Visual Tracking and Gaze Selection: Continuous-GP–based gaze selection outperforms discrete bandit methods (e.g., EXP3, which degrades under occlusion), matching the performance of full-information baselines, reducing tracking errors to ≈3 px (MNIST) and providing precise and stable fixation centroids in YouTube faces (Denil et al., 2011).
Super-Resolution (CiaoSR): Continuous implicit attention-in-attention frameworks provide consistent PSNR gains of ≈0.18 dB (e.g., 31.42 vs. 31.26 on DIV2K ×2, RDN backbone) and up to 0.17 dB in out-of-scale generalization (Cao et al., 2022).
Dynamic Scene Deblurring (RDAFNet): Cross-layer dense attention fusion yields PSNR increases of +0.5–1 dB over residual dense block baselines, with improved sharpness in spatially-varying blur settings and efficient parameter/FLOP profiles (Hua et al., 2022).
NLP and VQA: Continuous attention (especially sparsemax/entmax) matches or modestly exceeds discrete baselines in standard tasks (IMDB, IWSLT, VQA-v2), and multimodal mixtures provide improved region selection consistent with human-gaze patterns (Martins et al., 2020, Farinhas et al., 2021).

5. Interpretability and Qualitative Characteristics

Continuous attention maps, whether unimodal or multimodal, naturally yield interpretable weights or densities over domains:

Multimodal mixtures (e.g., over images) tend to align attention with object boundaries or distinct regions, mimicking human attention more closely than discrete or unimodal softmax (VQA-HAT JS-divergence: 0.54 for multimodal vs. 0.64 for softmax) (Farinhas et al., 2021).
Continuous temporal/sensor attention in RNNs highlights contiguous activity bursts or smoothly tracks relevant sensors, avoiding the “spikiness” and instability of discrete selection (Zeng et al., 2018).
In spatial or visual domains, continuous densities enable models to focus on compact or extended regions, handle variable-resolution or arbitrary-scale tasks, and guide exploration in control applications (Cao et al., 2022, Denil et al., 2011).
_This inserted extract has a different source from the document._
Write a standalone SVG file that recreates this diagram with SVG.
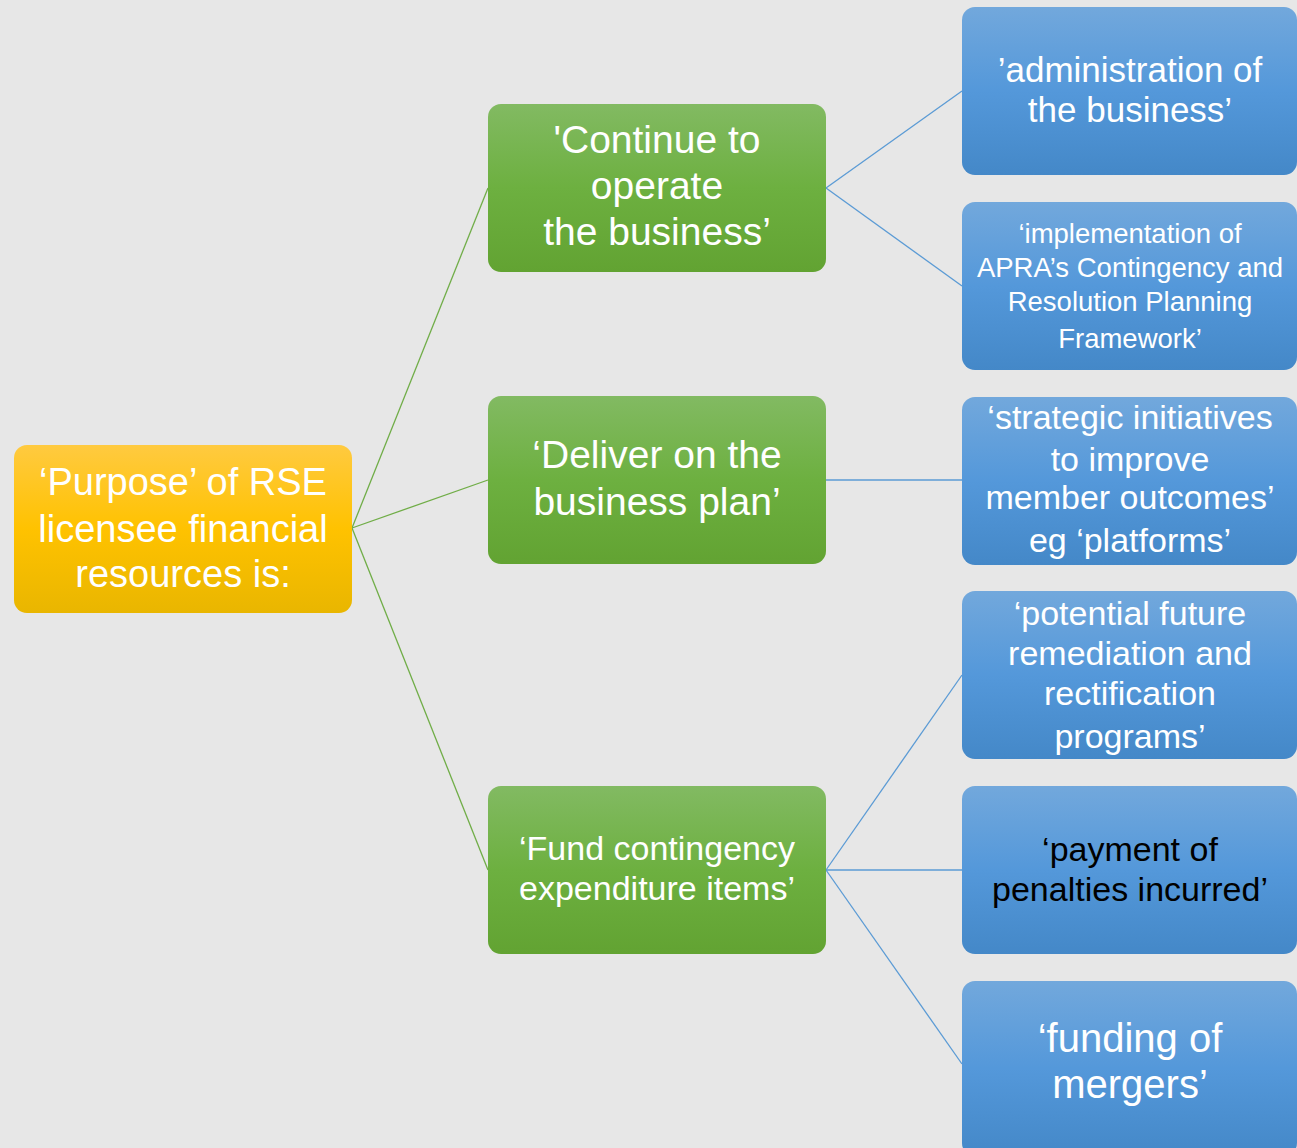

6. Limitations, Trade-offs, and Implementation Considerations

Computational Complexity: While basis expansion and analytic gradients (as in continuous entmax) ameliorate computational cost, continuous layers scale with the number of basis elements and require efficient integral approximations (e.g., vectorized quadrature for 2D attention) (Martins et al., 2020).
Model Selection: Multimodal approaches require selecting the number of components, addressed via penalized likelihood but sensitive to the penalty choice (Farinhas et al., 2021).
Numerical Stability: Exact normalization (e.g., for entmax) and support identification (e.g., regions where quadratic forms are nonnegative) require careful root finding and regularization (Martins et al., 2020).
Practical Tuning: Regularization weights (e.g., λ for smoothness) significantly impact the stability and interpretability of learned attention maps, necessitating empirical tuning for nonstationary or noisy domains (Zeng et al., 2018).
Integration into Existing Backbones: Most continuous attention modules can be inserted as drop-in replacements for discrete attender layers, but may require task-specific adaptation, e.g., discrete-to-continuous conversion steps in VQA (Farinhas et al., 2021), or coordination with particle filters in tracking (Denil et al., 2011).

7. Research Directions and Open Challenges

Current directions include richer parameterizations of attention densities (e.g., moving beyond mixtures of Gaussians for complex regions), further analysis of trade-offs between sparsity/smoothness and expressivity, scaling continuous attention to very large domains or transformer architectures with dense multi-head settings, and automatic selection of regularization/penalty terms for improved stability and interpretability across diverse tasks. A plausible implication is that as architectures and compute resources scale, continuous attention modules may offer both improved performance and more robust, interpretable dynamical behavior, especially in multimodal and high-dimensional settings (Martins et al., 2020, Farinhas et al., 2021, Cao et al., 2022, Hua et al., 2022, Denil et al., 2011, Zeng et al., 2018).